TAP Air Portugal Closes Out Its Brussels Restructuring Plan and Wires €24.99 Million Back to the State — SPdH and Cateringpor Sales Tick the Last Boxes
TAP Air Portugal completed the financial restructuring plan agreed with the European Commission in December 2021 and on 12 June 2026 reimbursed €24.99 million to the State through a capital reduction — the final balance owed under the €2.55 billion bailout deal.
TAP Air Portugal, Portugal's flag carrier, confirmed on Friday 12 June 2026 that it has formally closed the financial restructuring plan agreed with the European Commission in December 2021 and has reimbursed €24.99 million to the Portuguese State through a capital reduction operation registered with the Conservatória do Registo Comercial (Commercial Registry) this week. The amount represents the residual obligation of the State to disburse a final tranche of the €2.55 billion restructuring package authorised by Brussels under State-aid rules, now extinguished by mutual write-off and capital reduction rather than fresh cash flowing in either direction.
The capital reduction follows the path set out by Decreto-Lei (Decree-Law) 22/2024, which authorised the Ministério das Finanças (Ministry of Finance) to cut TAP's share capital by two-thirds — from €980 million to €313.6 million — to absorb accumulated losses and clean up the balance sheet ahead of a privatisation that the government has scheduled for the second half of 2026. Of the €666.4 million capital take-down, €323.4 million was absorbed by historic losses and €343 million writes off the remaining State capital subscription commitment, of which €24.99 million is the cash leg returned this week.
Two long-running disposals locked the European Commission's final restructuring conditions into place over the past 30 days. TAP closed the sale of its 49.9% holding in SPdH — Serviços Portugueses de Handling (the former Groundforce ground-handling business) to Menzies Aviation Portugal, the local subsidiary of UK-based aviation services group Menzies. And it transferred its 51% controlling stake in Cateringpor, the in-flight catering operator at Humberto Delgado airport, to existing minority shareholder Gate Gourmet, the Swiss-headquartered catering specialist. The two divestments, on which TAP had secured a six-month extension to a 31 December 2025 Brussels deadline, were both required by the original restructuring agreement to dilute TAP's vertical integration in the Lisbon hub.

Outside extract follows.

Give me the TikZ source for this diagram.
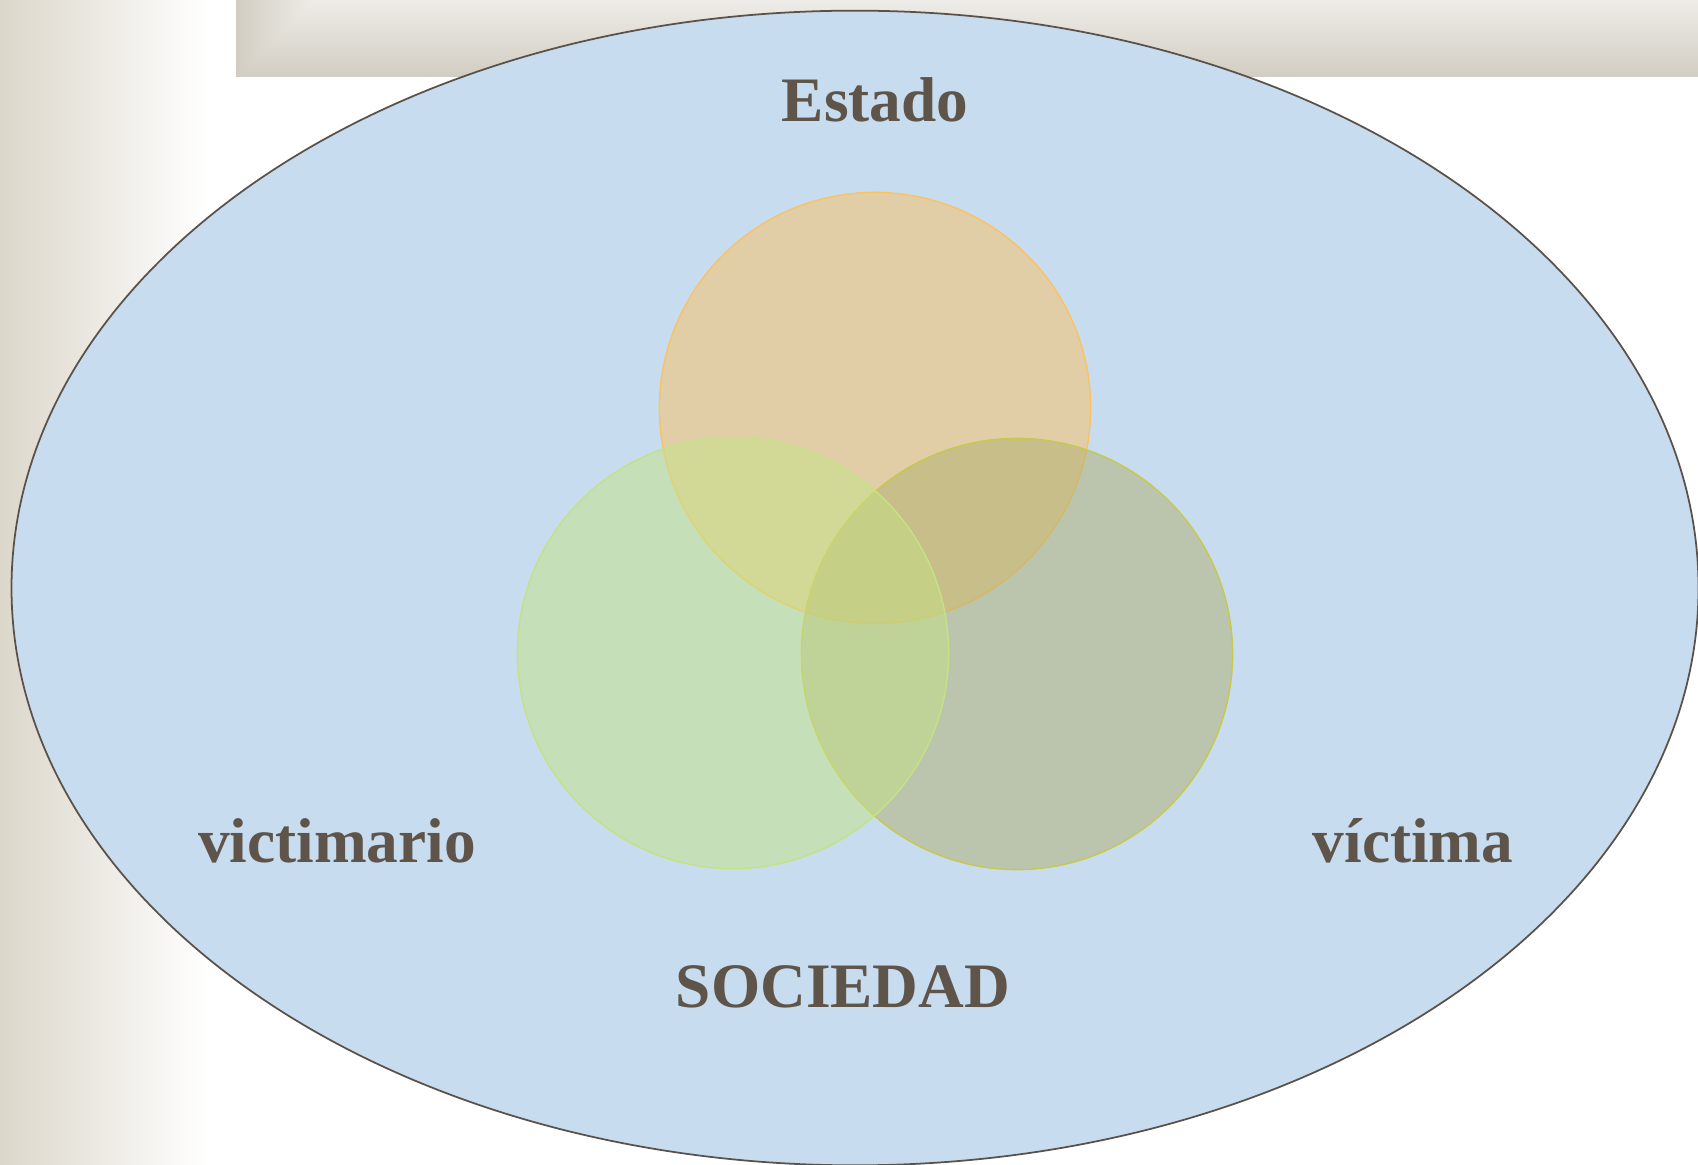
\documentclass[tikz,border=0pt]{standalone}
\usepackage{tikz}
\usepackage{xcolor}
\usepackage{fontspec}
\setmainfont{Liberation Serif}
\usetikzlibrary{shapes.geometric, positioning, backgrounds, calc}

\definecolor{skyfill}{HTML}{C8DCEF}
\definecolor{rimgray}{HTML}{5A524A}
\definecolor{labelgray}{HTML}{5E544A}
\definecolor{estadoc}{HTML}{FAC261}
\definecolor{victimarioc}{HTML}{C4E285}
\definecolor{victimac}{HTML}{B0B06D}
\definecolor{sandlight}{HTML}{EEECE8}
\definecolor{sanddark}{HTML}{D2CDC1}
\definecolor{stripc}{HTML}{DCD7CB}

\tikzstyle{set} = [circle, minimum size=4.31cm, inner sep=0pt, fill opacity=0.5, line width=0.4pt]
\tikzstyle{label} = [font=\fontsize{18}{21}\selectfont\bfseries, text=labelgray, anchor=base]

\begin{document}
\begin{tikzpicture}[x=0.01cm, y=-0.01cm]
\useasboundingbox (0,0) rectangle (1698,1165);

% background pieces
\shade[left color=stripc, right color=white] (0,0) rectangle (210,1165);
\shade[top color=sandlight, bottom color=sanddark] (236,0) rectangle (1698,77);
\shade[left color=sanddark, right color=sandlight] (236,0) -- (313,0) -- (236,77) -- cycle;

% society
\node (sociedad) [ellipse, minimum width=16.86cm, minimum height=11.54cm, inner sep=0pt, fill=skyfill, draw=rimgray, line width=0.5pt] at (855,588) {};

% the three sets
\node (estado) [set, fill=estadoc, draw=estadoc] at (875,408) {};
\node (victima) [set, fill=victimac, draw=victimac!70!yellow] at (1017,654) {};
\node (victimario) [set, fill=victimarioc, draw=victimarioc] at (733,653) {};

% labels
\node (estadotxt) [label] at (875,122) {Estado};
\node (victimariotxt) [label] at (337,863) {victimario};
\node (victimatxt) [label] at (1413,863) {víctima};
\node (sociedadtxt) [label] at (843,1007) {SOCIEDAD};

\end{tikzpicture}
\end{document}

With the restructuring formally closed, attention now shifts to the privatisation file that the Conselho de Ministros (Council of Ministers) approved in March 2026. The State plans to sell a 44.9% stake in TAP SGPS, the holding company, with a further 5% reserved for employees at a discounted price and the State retaining a 50.1% blocking minority for at least three years. The expression-of-interest phase, which closed on 30 April, drew non-binding bids from Lufthansa Group, the IAG-Air France-KLM tandem (lodged separately), and Turkish Airlines; binding offers are due by 15 September.
Portugal's 2024 attempt at the same sale collapsed in November of that year when the previous government fell, and Brussels has made clear that any further slippage will trigger a fresh review of the State-aid clearance. The Ministério das Finanças confirmed in a written statement that the State accounting treatment of the €24.99 million reimbursement will land in the June 2026 Conta Geral do Estado (General Account of the State) as a non-tax revenue item, with no impact on the 2026 budget deficit target that the Banco de Portugal (Bank of Portugal) flagged this week as fragile.